Electrochemical mill-grinding (ECMG) is an ideal technical means to achieve an efficient and precise machining of titanium alloy monolithic structural parts. In the rough ECMG process, the selection of a reasonable cutting depth can improve the machining efficiency of the rough machining. Adopting a reasonable cathode tool structure can achieve a higher precision in the formation of the rough surface, reduce the finishing allowance and tool wear of subsequent finishing. With this aim, the present research proposed a cathode tool with a reasonable structure. Simulation results showed that the designed cathode tool presented a good uniformity of the flow field in the machining gap, which resulted in a higher precision in the formation of the rough surface. For experimental validation, a larger cutting depth and a designed cathode tool was employed to carry out the rough and finish machining experiments on a Ti6Al4V titanium alloy.
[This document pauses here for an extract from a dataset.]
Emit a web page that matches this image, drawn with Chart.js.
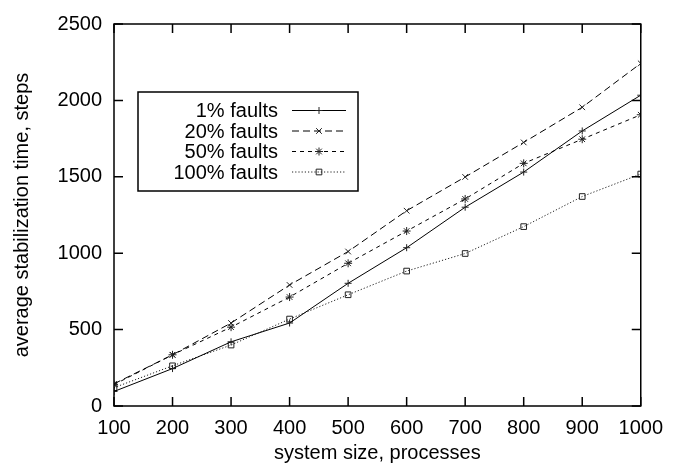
<!DOCTYPE html>
<html><head><meta charset="utf-8">
<script src="https://cdn.jsdelivr.net/npm/chart.js@4/dist/chart.umd.min.js"></script>
<style>html,body{margin:0;padding:0;background:#fff}</style>
</head><body>
<canvas id="c" width="673" height="472" style="width:673px;height:472px;display:block"></canvas>
<script>
const systemSizes = [100, 200, 300, 400, 500, 600, 700, 800, 900, 1000];
const faults1   = [95, 245, 420, 543, 803, 1036, 1301, 1531, 1800, 2034];
const faults20  = [145, 335, 543, 792, 1011, 1278, 1499, 1725, 1955, 2242];
const faults50  = [140, 335, 516, 713, 934, 1145, 1355, 1588, 1746, 1906];
const faults100 = [120, 263, 399, 569, 728, 883, 998, 1174, 1371, 1518];
const seriesLabels = ['1% faults', '20% faults', '50% faults', '100% faults'];
const xLabel = 'system size, processes';
const yLabel = 'average stabilization time, steps';

const FONT = '"Liberation Sans", Arial, Helvetica, sans-serif';
const pts = arr => arr.map((v, i) => ({x: systemSizes[i], y: v}));

const styles = [
  {dash: [], point: 'cross', r: 3.5},
  {dash: [7, 4], point: 'crossRot', r: 4},
  {dash: [4, 4], point: 'star', r: 4},
  {dash: [1.2, 2], point: 'rect', r: 4}
];
const allSeries = [faults1, faults20, faults50, faults100];

const datasets = allSeries.map((arr, i) => ({
  label: seriesLabels[i],
  data: pts(arr),
  borderColor: i === 3 ? '#222' : '#000',
  borderWidth: 1,
  borderDash: styles[i].dash,
  pointStyle: styles[i].point,
  pointRadius: styles[i].r,
  pointBorderColor: '#222',
  pointBackgroundColor: 'rgba(255,255,255,0)',
  pointBorderWidth: 1,
  tension: 0,
  fill: false
}));

const framePlugin = {
  id: 'frame',
  afterDraw(chart) {
    const ctx = chart.ctx, a = chart.chartArea;
    const xs = chart.scales.x, ys = chart.scales.y;
    const TL = 9;
    ctx.save();
    ctx.strokeStyle = '#000';
    ctx.lineWidth = 1.5;
    ctx.strokeRect(a.left, a.top, a.right - a.left, a.bottom - a.top);
    ctx.beginPath();
    xs.ticks.forEach(t => {
      const px = xs.getPixelForValue(t.value);
      ctx.moveTo(px, a.bottom); ctx.lineTo(px, a.bottom - TL);
      ctx.moveTo(px, a.top); ctx.lineTo(px, a.top + TL);
    });
    ys.ticks.forEach(t => {
      const py = ys.getPixelForValue(t.value);
      ctx.moveTo(a.left, py); ctx.lineTo(a.left + TL, py);
      ctx.moveTo(a.right, py); ctx.lineTo(a.right - TL, py);
    });
    ctx.stroke();

    // legend box
    const bx = a.left + 24, by = a.top + 68, bw = 220, bh = 99;
    ctx.fillStyle = '#fff';
    ctx.fillRect(bx, by, bw, bh);
    ctx.lineWidth = 1.5;
    ctx.strokeRect(bx, by, bw, bh);
    ctx.font = '20px ' + FONT;
    ctx.textAlign = 'right';
    ctx.textBaseline = 'middle';
    chart.data.datasets.forEach((ds, i) => {
      const yy = by + 18.5 + i * 20.5;
      ctx.fillStyle = '#000';
      ctx.fillText(ds.label, bx + 140, yy + 1);
      ctx.save();
      ctx.strokeStyle = ds.borderColor;
      ctx.lineWidth = 1;
      ctx.setLineDash(ds.borderDash);
      ctx.beginPath();
      ctx.moveTo(bx + 154, yy); ctx.lineTo(bx + 208, yy);
      ctx.stroke();
      ctx.setLineDash([]);
      ctx.strokeStyle = ds.pointBorderColor;
      ctx.fillStyle = ds.pointBackgroundColor;
      Chart.helpers.drawPoint(ctx, {pointStyle: ds.pointStyle, radius: ds.pointRadius, rotation: 0, borderWidth: 1}, bx + 181, yy);
      ctx.restore();
    });
    ctx.restore();
  }
};

const plain = v => String(v);

new Chart(document.getElementById('c'), {
  type: 'line',
  data: {datasets},
  options: {
    responsive: false,
    devicePixelRatio: 1,
    animation: false,
    layout: {padding: {top: 14, right: 26, left: 0, bottom: 0}},
    plugins: {legend: {display: false}, tooltip: {enabled: false}},
    scales: {
      x: {
        type: 'linear', min: 100, max: 1000,
        grid: {display: false, drawTicks: false}, border: {display: false},
        ticks: {stepSize: 100, callback: plain, color: '#000', font: {family: FONT, size: 20}, padding: 10, maxRotation: 0, autoSkip: false},
        title: {display: true, text: xLabel, color: '#000', font: {family: FONT, size: 20}, padding: {top: 0, bottom: 7}},
        afterFit(s) { s.height = 66; }
      },
      y: {
        type: 'linear', min: 0, max: 2500,
        grid: {display: false, drawTicks: false}, border: {display: false},
        ticks: {stepSize: 500, callback: plain, color: '#000', font: {family: FONT, size: 20}, padding: 12},
        title: {display: true, text: yLabel, color: '#000', font: {family: FONT, size: 20}, padding: {top: 10, bottom: 0}},
        afterFit(s) { s.width = 114; }
      }
    }
  },
  plugins: [framePlugin]
});
</script>
</body></html>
The experimental results show that a good flatness of the sidewall of the rough-machining groove was obtained by this scheme. Furthermore, the machining surface exhibited no flow marks, and rough machining accounted for 92.37% of total removal. Moreover, measurement of the micro-morphology, roughness and elemental composition of the machined surface, and the effects of different machining parameters on the surface quality of titanium alloys, were studied.